_WHAT YOU HAVE TO DO_:
Tell how many lines contain the word "this". Reply with the number only.

_STORED DATA_:
◇ ◇ ◇ ◇ ◇ ◇ ◇
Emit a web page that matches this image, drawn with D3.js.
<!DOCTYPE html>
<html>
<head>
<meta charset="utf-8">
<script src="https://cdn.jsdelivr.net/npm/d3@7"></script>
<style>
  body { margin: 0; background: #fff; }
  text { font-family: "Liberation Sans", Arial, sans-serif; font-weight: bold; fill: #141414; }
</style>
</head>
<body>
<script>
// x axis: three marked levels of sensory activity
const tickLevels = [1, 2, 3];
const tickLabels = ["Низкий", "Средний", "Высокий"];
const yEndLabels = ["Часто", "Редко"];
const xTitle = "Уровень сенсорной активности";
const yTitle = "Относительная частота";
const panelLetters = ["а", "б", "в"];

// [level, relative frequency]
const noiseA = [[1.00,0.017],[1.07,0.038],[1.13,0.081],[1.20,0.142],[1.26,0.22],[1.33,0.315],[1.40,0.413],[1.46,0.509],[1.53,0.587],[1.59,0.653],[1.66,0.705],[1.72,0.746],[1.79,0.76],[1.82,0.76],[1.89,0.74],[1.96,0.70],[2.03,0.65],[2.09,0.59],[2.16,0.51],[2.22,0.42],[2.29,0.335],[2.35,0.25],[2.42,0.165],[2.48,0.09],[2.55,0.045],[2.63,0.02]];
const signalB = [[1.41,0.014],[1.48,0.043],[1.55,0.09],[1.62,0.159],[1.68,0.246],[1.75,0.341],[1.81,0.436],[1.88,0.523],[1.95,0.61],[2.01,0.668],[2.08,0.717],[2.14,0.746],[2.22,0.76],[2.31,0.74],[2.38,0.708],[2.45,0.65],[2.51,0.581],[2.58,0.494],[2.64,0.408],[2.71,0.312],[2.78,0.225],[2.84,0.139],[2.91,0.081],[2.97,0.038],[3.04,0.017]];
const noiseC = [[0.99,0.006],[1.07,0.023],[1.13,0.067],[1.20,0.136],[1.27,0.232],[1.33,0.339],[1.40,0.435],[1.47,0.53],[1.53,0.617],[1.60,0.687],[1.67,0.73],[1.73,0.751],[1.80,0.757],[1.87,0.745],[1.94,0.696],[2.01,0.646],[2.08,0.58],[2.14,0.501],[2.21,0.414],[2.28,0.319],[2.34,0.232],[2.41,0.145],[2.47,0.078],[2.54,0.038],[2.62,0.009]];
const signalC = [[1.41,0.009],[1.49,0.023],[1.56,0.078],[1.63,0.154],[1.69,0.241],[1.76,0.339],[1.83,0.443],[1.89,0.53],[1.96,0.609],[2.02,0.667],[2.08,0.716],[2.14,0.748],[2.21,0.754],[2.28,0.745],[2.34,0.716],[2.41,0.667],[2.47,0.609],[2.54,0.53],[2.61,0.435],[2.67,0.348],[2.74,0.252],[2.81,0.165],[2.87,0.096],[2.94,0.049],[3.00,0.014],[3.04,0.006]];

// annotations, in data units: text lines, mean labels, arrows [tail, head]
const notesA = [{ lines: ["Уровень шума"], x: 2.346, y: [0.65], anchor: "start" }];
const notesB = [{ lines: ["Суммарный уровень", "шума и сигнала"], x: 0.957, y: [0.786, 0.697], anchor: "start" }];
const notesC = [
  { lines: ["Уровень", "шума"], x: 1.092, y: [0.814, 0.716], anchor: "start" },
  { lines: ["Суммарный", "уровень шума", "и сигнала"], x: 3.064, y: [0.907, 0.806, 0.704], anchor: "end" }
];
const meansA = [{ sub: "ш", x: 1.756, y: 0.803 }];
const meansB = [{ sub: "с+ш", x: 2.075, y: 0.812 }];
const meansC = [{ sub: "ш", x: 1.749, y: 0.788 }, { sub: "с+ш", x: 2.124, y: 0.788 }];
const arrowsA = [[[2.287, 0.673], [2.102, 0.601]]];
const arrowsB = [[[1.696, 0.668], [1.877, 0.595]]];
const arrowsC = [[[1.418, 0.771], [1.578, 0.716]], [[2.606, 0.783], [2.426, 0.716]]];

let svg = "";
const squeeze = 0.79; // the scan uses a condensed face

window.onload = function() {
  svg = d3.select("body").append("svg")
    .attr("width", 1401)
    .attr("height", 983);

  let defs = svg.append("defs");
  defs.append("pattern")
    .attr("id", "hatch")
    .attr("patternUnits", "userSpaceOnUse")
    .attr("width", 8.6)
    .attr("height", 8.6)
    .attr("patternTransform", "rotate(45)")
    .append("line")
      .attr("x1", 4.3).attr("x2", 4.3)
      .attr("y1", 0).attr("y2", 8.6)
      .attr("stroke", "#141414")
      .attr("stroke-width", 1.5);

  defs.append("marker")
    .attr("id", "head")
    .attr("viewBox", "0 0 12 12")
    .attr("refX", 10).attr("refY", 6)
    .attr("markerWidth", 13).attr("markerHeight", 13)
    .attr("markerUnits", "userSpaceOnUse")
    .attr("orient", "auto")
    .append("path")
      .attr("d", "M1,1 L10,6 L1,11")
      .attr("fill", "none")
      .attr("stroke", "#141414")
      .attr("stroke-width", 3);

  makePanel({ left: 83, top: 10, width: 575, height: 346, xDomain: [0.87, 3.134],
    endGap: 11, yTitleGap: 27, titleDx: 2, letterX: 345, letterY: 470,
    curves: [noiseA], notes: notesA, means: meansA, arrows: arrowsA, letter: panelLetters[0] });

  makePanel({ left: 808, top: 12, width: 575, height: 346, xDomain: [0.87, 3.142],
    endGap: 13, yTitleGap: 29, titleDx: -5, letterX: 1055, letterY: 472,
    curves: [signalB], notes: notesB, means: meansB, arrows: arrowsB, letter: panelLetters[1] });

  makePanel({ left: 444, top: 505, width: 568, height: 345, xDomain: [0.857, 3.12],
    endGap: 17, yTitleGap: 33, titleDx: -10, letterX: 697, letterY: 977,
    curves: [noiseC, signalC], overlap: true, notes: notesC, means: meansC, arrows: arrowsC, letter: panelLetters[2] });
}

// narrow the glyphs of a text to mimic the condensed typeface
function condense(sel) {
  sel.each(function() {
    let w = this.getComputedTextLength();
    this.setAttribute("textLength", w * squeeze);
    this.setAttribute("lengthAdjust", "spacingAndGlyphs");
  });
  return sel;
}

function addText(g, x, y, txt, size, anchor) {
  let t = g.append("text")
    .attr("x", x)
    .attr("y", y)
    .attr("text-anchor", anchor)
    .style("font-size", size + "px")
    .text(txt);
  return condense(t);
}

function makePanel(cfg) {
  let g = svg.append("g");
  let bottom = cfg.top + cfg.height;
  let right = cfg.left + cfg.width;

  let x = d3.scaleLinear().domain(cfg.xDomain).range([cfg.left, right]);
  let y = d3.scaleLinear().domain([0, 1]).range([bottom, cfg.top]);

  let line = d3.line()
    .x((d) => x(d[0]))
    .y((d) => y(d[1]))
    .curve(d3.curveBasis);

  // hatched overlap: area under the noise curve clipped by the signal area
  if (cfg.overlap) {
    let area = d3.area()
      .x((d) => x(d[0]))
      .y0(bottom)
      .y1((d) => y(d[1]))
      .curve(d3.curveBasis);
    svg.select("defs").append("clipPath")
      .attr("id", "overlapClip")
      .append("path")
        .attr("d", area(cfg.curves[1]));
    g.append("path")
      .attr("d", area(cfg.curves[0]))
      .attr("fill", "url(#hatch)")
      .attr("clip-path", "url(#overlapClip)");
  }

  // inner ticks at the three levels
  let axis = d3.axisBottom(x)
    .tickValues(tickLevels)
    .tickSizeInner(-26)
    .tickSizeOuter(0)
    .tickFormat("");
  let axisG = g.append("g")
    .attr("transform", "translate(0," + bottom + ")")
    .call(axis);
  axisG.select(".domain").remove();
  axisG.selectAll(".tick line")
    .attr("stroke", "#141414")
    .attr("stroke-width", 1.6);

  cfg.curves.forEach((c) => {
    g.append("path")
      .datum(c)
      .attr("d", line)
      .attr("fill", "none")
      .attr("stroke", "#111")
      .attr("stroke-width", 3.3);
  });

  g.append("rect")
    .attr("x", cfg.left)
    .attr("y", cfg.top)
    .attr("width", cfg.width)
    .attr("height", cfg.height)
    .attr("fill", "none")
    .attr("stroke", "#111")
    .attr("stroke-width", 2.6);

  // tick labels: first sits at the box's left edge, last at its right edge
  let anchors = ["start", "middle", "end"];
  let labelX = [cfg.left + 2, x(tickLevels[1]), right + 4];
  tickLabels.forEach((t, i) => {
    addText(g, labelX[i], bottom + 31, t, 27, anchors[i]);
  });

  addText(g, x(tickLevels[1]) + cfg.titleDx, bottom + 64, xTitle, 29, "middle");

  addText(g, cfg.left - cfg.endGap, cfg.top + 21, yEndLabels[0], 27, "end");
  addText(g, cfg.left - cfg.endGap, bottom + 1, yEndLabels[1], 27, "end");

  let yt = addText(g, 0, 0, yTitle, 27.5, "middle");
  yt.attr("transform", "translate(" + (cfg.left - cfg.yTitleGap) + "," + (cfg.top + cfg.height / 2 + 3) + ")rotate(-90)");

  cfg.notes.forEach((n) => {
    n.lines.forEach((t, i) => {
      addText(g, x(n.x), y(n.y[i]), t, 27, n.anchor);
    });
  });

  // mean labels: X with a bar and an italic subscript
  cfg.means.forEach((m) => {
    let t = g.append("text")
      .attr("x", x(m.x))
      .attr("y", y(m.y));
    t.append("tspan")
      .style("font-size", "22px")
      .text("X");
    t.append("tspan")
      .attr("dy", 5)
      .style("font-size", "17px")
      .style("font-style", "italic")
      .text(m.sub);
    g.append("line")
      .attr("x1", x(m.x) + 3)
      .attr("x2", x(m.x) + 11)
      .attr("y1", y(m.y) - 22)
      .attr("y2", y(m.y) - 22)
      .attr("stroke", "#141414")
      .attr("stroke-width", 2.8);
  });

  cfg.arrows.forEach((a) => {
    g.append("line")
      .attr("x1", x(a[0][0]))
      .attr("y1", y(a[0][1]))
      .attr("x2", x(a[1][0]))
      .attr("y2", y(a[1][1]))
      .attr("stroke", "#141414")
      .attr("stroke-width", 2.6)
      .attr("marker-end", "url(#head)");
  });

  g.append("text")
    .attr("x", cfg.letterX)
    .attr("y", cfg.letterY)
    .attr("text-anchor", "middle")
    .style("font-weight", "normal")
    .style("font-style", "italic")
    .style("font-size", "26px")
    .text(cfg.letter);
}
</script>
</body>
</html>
◇ ◇ ◇ ◇ ◇ ◇ ◇
_RESPONSE_:
4